◆ **Task instructions**
Write out again exactly the lines from the one containing "Clone this chart in D3.js." through the one containing "45.1, 52.0, 72.0];", both included, and omit the pictures.

● ● ● ● ● ● ●

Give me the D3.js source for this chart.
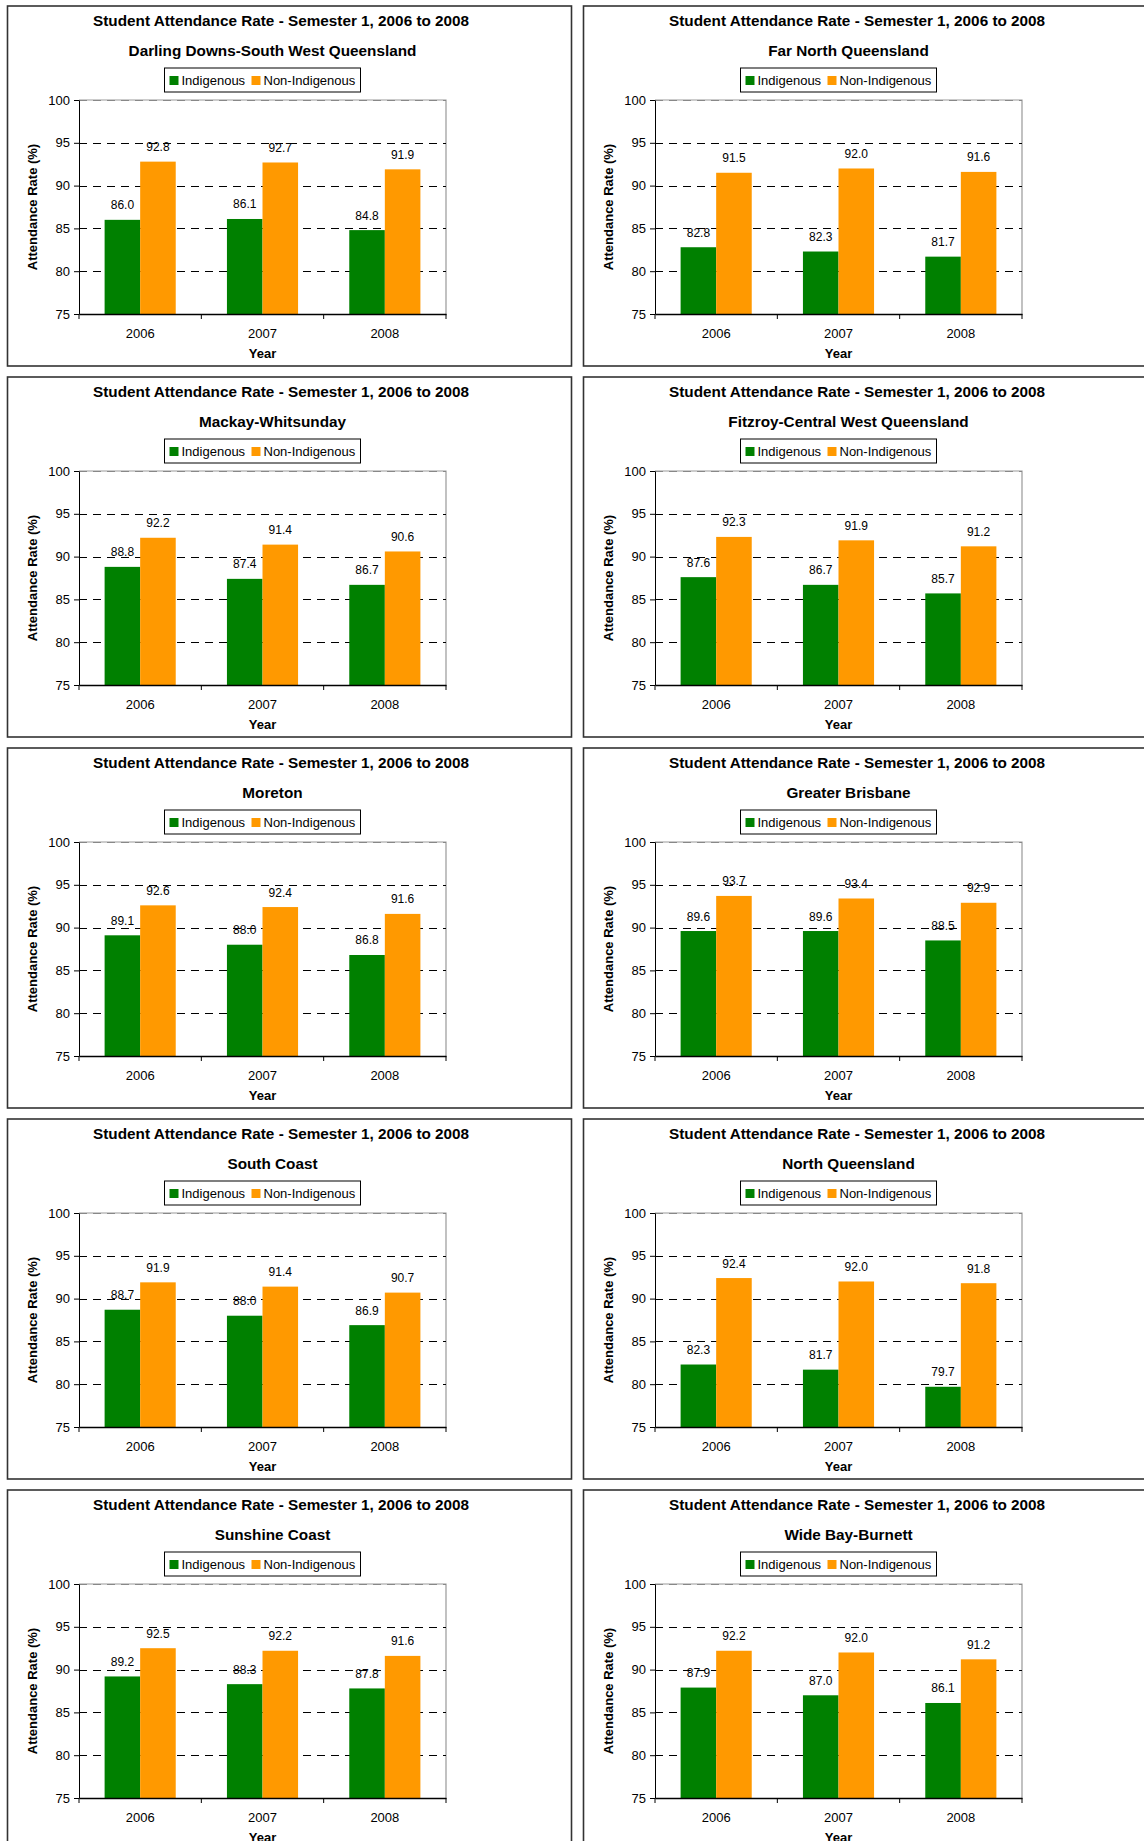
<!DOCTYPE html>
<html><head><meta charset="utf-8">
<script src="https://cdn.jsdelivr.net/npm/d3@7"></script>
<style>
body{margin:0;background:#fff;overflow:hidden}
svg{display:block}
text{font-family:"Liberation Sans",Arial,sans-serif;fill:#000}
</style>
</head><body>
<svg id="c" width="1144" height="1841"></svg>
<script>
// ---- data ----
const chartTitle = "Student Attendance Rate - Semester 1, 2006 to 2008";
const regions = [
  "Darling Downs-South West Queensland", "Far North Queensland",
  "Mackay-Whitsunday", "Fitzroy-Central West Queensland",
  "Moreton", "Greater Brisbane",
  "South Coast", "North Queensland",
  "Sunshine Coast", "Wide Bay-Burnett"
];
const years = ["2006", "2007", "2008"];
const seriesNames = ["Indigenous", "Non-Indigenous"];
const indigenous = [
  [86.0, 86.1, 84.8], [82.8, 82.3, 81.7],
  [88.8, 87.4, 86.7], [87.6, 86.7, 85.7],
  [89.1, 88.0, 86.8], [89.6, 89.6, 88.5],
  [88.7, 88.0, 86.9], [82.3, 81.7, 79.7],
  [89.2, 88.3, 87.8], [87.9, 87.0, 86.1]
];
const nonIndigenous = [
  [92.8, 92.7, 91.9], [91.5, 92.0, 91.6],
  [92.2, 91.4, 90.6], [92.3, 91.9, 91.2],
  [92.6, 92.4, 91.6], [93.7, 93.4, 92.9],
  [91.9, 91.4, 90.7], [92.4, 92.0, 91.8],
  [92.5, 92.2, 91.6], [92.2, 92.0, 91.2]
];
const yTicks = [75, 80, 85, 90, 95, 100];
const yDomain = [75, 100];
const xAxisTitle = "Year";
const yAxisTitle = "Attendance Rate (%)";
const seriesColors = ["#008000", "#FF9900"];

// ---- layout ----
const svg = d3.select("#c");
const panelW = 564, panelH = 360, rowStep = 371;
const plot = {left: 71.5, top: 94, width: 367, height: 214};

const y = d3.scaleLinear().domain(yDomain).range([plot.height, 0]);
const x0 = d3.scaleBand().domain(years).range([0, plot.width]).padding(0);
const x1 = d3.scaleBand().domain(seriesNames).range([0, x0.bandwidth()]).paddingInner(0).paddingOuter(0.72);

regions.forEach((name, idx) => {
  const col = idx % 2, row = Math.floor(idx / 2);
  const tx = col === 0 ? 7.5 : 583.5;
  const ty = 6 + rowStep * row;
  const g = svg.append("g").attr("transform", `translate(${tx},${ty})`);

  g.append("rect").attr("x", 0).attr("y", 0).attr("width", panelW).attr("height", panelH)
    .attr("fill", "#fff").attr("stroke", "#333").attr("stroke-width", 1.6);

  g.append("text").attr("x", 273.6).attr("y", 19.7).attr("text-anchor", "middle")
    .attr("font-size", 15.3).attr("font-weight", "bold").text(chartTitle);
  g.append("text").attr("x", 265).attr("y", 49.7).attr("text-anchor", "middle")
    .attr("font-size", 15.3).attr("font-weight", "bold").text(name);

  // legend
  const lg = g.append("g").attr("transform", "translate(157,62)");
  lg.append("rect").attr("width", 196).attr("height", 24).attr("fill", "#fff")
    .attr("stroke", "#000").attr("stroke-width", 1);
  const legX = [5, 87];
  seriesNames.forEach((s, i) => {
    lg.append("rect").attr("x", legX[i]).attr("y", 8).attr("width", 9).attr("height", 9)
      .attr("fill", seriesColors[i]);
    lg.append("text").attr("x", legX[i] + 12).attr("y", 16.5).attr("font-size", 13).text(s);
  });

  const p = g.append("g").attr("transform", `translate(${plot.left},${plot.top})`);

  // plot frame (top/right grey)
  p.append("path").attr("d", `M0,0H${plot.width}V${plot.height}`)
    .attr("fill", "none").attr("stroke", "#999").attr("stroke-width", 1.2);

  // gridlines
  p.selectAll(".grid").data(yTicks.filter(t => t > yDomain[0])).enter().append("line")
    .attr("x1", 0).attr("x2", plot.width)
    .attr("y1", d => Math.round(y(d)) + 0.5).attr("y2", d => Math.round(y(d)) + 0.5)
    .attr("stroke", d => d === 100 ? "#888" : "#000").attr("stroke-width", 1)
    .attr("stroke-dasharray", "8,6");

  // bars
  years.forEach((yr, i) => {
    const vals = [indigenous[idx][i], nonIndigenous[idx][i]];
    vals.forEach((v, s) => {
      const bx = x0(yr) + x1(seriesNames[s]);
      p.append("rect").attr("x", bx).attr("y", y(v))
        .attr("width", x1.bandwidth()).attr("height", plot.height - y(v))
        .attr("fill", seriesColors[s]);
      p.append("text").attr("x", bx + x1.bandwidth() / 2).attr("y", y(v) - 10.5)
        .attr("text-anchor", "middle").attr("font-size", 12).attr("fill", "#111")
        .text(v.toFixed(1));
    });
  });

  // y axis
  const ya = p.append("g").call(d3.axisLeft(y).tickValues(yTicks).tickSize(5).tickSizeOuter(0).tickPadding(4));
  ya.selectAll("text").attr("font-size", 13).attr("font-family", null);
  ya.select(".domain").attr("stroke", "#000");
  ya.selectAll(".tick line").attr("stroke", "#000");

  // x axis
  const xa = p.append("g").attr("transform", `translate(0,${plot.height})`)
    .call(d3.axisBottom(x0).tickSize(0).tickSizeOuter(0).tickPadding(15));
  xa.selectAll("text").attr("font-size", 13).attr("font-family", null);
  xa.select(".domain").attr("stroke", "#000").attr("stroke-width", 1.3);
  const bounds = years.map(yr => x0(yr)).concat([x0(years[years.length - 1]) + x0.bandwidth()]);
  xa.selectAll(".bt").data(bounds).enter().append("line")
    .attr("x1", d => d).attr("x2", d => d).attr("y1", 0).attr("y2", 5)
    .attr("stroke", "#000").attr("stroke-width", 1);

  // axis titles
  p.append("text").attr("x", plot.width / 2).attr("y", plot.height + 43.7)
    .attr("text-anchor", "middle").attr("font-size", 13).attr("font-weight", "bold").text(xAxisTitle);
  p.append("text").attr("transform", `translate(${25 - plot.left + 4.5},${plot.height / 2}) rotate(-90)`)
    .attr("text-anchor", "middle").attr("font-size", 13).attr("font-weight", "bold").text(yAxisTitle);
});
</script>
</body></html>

● ● ● ● ● ● ●

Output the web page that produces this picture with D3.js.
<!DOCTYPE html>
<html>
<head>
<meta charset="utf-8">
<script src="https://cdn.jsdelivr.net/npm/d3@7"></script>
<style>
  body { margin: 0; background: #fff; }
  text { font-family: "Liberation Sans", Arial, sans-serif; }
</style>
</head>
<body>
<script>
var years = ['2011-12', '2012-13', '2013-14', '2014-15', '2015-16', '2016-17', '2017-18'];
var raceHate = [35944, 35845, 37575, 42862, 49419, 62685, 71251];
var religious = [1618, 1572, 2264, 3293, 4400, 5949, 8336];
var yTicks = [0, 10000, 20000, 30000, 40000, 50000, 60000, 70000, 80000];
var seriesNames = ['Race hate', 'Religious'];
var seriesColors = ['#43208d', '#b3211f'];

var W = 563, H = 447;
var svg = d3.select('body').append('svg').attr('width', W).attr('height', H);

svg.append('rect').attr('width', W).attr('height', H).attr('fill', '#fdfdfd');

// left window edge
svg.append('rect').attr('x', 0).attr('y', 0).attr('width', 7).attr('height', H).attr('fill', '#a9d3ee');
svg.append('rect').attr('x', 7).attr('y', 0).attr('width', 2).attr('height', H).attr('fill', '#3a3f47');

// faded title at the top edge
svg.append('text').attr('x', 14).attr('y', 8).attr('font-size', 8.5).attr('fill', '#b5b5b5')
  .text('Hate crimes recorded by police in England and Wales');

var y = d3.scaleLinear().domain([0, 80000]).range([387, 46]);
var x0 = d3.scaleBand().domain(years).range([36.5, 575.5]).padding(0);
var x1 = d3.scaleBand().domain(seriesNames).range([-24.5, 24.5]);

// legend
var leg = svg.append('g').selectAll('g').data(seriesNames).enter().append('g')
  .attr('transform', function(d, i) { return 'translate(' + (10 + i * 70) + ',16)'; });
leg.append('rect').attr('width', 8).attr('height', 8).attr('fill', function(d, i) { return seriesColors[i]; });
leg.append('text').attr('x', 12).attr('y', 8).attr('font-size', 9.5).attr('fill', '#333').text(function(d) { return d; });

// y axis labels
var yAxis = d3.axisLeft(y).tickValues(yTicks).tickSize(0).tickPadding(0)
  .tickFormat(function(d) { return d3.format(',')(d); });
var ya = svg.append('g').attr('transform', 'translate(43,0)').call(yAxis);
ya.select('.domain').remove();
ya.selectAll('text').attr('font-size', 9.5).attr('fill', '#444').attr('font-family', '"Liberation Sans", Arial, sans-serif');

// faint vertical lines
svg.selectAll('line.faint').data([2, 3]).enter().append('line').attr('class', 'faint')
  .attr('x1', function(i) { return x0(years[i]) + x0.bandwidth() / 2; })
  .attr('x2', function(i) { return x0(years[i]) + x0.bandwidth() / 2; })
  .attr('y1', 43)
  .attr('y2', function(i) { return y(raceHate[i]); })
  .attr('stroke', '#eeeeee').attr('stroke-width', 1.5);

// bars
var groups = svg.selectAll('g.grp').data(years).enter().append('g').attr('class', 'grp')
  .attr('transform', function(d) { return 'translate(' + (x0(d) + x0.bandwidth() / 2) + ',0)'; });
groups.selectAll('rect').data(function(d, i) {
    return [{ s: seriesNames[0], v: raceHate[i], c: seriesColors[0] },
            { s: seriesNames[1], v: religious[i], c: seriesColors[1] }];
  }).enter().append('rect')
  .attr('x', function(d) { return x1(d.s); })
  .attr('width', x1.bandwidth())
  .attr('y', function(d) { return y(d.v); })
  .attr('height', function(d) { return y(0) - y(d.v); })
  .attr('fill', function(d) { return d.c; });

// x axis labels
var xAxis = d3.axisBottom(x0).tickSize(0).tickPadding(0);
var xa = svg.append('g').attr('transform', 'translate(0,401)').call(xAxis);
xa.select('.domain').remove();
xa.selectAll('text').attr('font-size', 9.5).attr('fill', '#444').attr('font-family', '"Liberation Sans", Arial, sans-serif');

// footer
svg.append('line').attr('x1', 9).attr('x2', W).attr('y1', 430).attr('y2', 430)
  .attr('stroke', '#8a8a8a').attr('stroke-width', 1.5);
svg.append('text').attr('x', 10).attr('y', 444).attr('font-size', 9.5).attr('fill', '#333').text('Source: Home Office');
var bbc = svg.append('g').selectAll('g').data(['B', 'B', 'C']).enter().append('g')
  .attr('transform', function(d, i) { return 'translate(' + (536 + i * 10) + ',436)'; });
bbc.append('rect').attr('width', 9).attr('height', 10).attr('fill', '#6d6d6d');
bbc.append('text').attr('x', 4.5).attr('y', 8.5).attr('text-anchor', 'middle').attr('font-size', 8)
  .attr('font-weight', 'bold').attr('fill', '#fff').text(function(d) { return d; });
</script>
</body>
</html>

● ● ● ● ● ● ●

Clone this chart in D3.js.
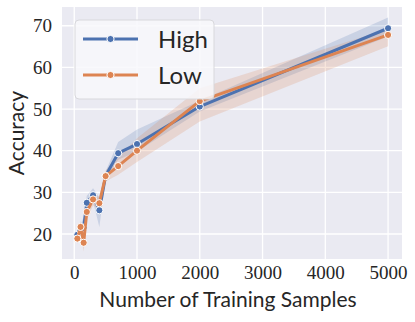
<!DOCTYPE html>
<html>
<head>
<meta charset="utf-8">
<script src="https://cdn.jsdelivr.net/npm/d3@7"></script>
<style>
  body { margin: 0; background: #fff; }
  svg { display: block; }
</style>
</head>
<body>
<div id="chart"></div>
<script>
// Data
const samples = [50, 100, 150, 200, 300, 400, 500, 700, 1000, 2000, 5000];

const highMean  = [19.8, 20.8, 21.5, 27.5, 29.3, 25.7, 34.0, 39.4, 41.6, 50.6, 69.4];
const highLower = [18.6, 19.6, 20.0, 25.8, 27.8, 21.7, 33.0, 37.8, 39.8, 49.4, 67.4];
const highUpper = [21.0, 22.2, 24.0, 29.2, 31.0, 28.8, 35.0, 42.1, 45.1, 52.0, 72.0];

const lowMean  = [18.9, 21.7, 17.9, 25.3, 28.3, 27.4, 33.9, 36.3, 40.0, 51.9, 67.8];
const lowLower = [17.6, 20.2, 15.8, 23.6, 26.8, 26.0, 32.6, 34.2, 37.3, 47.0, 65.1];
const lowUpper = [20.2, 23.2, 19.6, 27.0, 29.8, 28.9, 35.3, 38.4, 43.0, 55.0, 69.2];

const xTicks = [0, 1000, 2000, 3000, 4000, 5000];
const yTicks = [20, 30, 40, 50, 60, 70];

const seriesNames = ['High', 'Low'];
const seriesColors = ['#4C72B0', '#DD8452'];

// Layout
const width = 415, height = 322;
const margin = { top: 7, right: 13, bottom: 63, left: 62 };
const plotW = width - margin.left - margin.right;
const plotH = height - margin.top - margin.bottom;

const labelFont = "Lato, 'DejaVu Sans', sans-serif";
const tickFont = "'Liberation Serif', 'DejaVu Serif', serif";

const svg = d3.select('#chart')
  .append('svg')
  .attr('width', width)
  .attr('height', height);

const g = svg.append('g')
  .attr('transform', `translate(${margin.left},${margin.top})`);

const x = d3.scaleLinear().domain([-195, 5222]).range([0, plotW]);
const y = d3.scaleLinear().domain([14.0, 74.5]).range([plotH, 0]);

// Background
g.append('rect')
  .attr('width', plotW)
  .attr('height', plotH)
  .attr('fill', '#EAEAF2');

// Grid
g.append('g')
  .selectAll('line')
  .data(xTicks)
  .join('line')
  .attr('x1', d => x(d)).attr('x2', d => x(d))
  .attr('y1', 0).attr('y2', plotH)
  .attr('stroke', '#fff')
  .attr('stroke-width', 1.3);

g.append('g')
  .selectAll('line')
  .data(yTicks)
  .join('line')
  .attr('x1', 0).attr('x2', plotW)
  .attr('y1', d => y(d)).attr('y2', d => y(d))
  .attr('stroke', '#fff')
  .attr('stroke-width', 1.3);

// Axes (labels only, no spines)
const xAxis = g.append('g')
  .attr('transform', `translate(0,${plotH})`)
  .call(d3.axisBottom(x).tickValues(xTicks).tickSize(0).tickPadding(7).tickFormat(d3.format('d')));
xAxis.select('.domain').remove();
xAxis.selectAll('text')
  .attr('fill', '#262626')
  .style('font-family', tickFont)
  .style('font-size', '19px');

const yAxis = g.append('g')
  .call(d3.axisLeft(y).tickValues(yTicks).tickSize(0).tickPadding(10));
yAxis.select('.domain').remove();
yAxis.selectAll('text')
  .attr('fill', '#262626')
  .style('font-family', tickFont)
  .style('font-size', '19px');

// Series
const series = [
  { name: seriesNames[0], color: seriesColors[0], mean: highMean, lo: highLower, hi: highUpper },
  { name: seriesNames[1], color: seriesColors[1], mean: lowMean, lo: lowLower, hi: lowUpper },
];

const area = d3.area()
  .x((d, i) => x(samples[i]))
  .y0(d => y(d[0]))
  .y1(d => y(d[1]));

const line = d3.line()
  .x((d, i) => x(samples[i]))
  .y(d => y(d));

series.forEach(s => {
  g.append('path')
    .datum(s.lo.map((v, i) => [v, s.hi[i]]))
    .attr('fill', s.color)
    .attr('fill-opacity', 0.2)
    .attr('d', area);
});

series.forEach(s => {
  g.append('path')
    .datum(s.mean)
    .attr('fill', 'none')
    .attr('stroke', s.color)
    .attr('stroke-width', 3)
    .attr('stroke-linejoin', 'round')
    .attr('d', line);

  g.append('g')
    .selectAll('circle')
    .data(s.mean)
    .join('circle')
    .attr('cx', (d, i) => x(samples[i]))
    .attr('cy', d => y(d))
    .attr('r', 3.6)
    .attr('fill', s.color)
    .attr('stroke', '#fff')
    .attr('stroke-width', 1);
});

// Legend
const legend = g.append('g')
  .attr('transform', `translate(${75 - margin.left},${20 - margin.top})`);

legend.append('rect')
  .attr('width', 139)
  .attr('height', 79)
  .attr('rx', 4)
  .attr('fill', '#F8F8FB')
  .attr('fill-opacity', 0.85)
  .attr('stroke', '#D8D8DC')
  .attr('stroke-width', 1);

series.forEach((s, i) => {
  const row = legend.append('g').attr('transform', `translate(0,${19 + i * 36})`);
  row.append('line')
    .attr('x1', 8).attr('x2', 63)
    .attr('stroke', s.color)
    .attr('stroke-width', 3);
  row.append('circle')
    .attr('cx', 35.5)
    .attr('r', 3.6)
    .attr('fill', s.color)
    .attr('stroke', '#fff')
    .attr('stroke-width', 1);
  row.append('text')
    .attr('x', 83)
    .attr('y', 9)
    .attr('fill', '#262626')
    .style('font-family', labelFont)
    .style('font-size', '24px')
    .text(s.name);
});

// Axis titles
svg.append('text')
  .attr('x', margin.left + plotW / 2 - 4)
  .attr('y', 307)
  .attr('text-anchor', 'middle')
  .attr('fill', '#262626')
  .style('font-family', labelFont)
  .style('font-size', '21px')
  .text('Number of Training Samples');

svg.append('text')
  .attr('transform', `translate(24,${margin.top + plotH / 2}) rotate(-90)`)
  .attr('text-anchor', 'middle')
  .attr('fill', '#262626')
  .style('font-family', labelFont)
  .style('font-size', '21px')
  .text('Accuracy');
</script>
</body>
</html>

● ● ● ● ● ● ●

◆ **Reply**
Clone this chart in D3.js.
<!DOCTYPE html>
<html>
<head>
<meta charset="utf-8">
<script src="https://cdn.jsdelivr.net/npm/d3@7"></script>
<style>
  body { margin: 0; background: #fff; }
  svg { display: block; }
</style>
</head>
<body>
<div id="chart"></div>
<script>
// Data
const samples = [50, 100, 150, 200, 300, 400, 500, 700, 1000, 2000, 5000];

const highMean  = [19.8, 20.8, 21.5, 27.5, 29.3, 25.7, 34.0, 39.4, 41.6, 50.6, 69.4];
const highLower = [18.6, 19.6, 20.0, 25.8, 27.8, 21.7, 33.0, 37.8, 39.8, 49.4, 67.4];
const highUpper = [21.0, 22.2, 24.0, 29.2, 31.0, 28.8, 35.0, 42.1, 45.1, 52.0, 72.0];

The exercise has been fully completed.